Bluebell878275 · 30/12/2018 23:21

Xmastinseltown Well it sounds like you are just a normal person looking out for your children's welfare Smile For me, I'm a normal person with good values, a good job, good morals, I don't understand the vitriol that has come from someone that I have nothing to do with apart from contact EOW. I have researched, I've done so much to try and understand the hatred (almost to my MH detriment). Not saying I'm blameless but I honestly can't think of anything I've done to cause 10 years of this shit..I just exist, which is enough reason for some ex's.

Cherry83 · 31/12/2018 00:18

Xmastinseltown Yes, your situation sounds very similar to mine and my DH says it's not me, it would be the same no matter who he was in a relationship with, his ExP would use any SO as scapegoat to justify her irrational behaviour.

Her behaviour has been bad enough for me to seek advice from the police. They want my husband to press charges but he is refusing as it would be too upsetting for the children. She has been in trouble with the police on previous occasions (not related to us) and each time she has made us all suffer. You cannot reason with an unreasonable person.

OP posts:
Myotherusernames · 31/12/2018 04:50

@cherry83 so sorry you are going through this. Its hard to get your head around things like this when the actions of the ex are so crazy, surely we all want what's best for the kids but these women seem to focus on their ex partners new life. My dh & I met when my dss was 4, a result of a one night stand, I've loved him from the day I met him but she did everything in her power to stop us having any kind of relationship, going to view a house, arranged to collect him, no answer when we called, 2 hours later a ranting abusive call that the child was so upset we never came for him, weekend away same thing, we were long distance at the time so everything was well planned in advance & my oh had dss every other weekend anyway so foolishly thought there'd be no issues, anything she could do to make things awkward she would, so annoying at time but held my tongue.
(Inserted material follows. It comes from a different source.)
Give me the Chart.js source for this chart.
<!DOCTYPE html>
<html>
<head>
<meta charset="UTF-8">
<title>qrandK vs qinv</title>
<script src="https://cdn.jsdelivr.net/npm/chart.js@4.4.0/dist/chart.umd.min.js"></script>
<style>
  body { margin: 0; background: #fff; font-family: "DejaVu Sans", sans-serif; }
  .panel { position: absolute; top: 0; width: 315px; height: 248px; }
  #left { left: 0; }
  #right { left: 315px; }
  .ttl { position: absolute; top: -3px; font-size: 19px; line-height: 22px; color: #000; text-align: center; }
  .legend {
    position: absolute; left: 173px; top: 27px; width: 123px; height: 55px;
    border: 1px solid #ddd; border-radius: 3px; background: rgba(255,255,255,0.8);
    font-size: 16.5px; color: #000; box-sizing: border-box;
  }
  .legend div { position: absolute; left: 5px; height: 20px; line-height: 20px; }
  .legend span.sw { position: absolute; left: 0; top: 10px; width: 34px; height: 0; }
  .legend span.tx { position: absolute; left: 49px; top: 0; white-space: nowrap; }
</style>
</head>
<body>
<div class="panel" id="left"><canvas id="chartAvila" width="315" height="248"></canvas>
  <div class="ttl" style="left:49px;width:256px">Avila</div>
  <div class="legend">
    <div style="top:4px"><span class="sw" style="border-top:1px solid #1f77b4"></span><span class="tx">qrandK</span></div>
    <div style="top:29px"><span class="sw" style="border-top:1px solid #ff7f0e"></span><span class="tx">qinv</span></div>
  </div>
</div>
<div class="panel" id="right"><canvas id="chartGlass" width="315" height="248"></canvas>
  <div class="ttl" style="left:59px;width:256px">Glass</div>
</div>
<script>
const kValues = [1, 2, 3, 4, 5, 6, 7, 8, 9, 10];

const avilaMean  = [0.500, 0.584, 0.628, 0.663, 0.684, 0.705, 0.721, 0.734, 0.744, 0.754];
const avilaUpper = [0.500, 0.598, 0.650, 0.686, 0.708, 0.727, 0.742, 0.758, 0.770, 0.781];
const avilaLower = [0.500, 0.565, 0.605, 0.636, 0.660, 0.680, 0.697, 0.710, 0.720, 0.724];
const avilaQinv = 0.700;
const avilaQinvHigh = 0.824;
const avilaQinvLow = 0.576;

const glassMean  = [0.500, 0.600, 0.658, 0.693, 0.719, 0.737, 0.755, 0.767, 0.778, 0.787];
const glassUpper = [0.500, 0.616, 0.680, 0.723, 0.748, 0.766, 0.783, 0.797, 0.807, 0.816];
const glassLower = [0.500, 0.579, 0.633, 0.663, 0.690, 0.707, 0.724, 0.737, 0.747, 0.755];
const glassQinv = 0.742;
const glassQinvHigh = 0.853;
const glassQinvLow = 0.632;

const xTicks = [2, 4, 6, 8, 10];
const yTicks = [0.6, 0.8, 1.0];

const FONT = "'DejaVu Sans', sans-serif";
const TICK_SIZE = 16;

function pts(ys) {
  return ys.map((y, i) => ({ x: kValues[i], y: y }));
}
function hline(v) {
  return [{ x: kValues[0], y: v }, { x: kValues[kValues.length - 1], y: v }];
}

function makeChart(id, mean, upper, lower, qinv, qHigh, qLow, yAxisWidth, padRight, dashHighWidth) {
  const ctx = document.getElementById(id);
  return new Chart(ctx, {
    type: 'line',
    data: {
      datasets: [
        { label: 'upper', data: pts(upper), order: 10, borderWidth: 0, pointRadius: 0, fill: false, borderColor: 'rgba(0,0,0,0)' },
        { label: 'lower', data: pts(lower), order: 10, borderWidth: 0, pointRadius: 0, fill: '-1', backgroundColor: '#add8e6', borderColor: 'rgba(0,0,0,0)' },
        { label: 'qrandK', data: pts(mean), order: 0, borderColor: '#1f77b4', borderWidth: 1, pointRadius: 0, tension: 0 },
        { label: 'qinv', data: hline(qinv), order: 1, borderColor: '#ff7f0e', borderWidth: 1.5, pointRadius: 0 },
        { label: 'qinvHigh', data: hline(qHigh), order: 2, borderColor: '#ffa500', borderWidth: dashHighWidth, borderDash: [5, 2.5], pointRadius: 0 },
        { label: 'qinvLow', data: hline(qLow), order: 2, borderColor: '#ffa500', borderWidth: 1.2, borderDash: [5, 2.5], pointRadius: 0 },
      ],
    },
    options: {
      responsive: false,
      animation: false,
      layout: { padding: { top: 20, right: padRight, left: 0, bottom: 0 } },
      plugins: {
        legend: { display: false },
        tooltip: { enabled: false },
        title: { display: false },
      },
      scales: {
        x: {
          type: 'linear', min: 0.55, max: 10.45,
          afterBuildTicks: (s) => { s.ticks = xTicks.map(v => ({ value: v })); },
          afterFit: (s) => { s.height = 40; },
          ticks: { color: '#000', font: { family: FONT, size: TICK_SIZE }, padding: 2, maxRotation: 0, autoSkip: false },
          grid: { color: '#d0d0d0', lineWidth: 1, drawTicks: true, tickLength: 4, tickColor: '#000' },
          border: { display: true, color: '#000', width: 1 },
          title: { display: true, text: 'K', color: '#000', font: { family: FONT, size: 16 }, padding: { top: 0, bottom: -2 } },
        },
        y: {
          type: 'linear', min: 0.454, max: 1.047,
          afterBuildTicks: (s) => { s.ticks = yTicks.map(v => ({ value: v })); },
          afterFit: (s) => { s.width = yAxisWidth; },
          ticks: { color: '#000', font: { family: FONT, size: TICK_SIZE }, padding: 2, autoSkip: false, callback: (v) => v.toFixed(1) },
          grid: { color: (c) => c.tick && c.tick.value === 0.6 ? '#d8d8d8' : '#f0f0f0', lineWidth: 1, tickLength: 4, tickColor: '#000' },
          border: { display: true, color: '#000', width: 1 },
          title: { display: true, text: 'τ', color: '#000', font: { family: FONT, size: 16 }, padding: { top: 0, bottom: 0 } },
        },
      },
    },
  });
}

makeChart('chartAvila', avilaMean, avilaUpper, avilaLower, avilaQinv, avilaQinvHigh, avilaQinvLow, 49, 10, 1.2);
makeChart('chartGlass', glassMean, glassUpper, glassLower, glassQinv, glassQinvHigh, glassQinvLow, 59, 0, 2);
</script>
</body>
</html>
Here we are 18 years later, I have a wonderful relationship with my dss to the everlasting annoyance of his mother & now that he's an adult we barely speak, our attitude now is we don't need your permission for anything so go fuck yourself, I can't begin to tell you the joy that brings after all the years if her dictating when & what we could do with our kids even though it wa perfectly fine for her to do same with her own

SnowsInWater · 31/12/2018 05:53

I work as a mediator. Your DH needs to tell his ex that he will go to court and go for full custody if she doesn't stop being a bat shit crazy bitch. Those poor kids are being put in an impossible situation by their mother because she can't get her head around the fact that they are the ones who matter here, not her. Your DH also needs to grow a pair!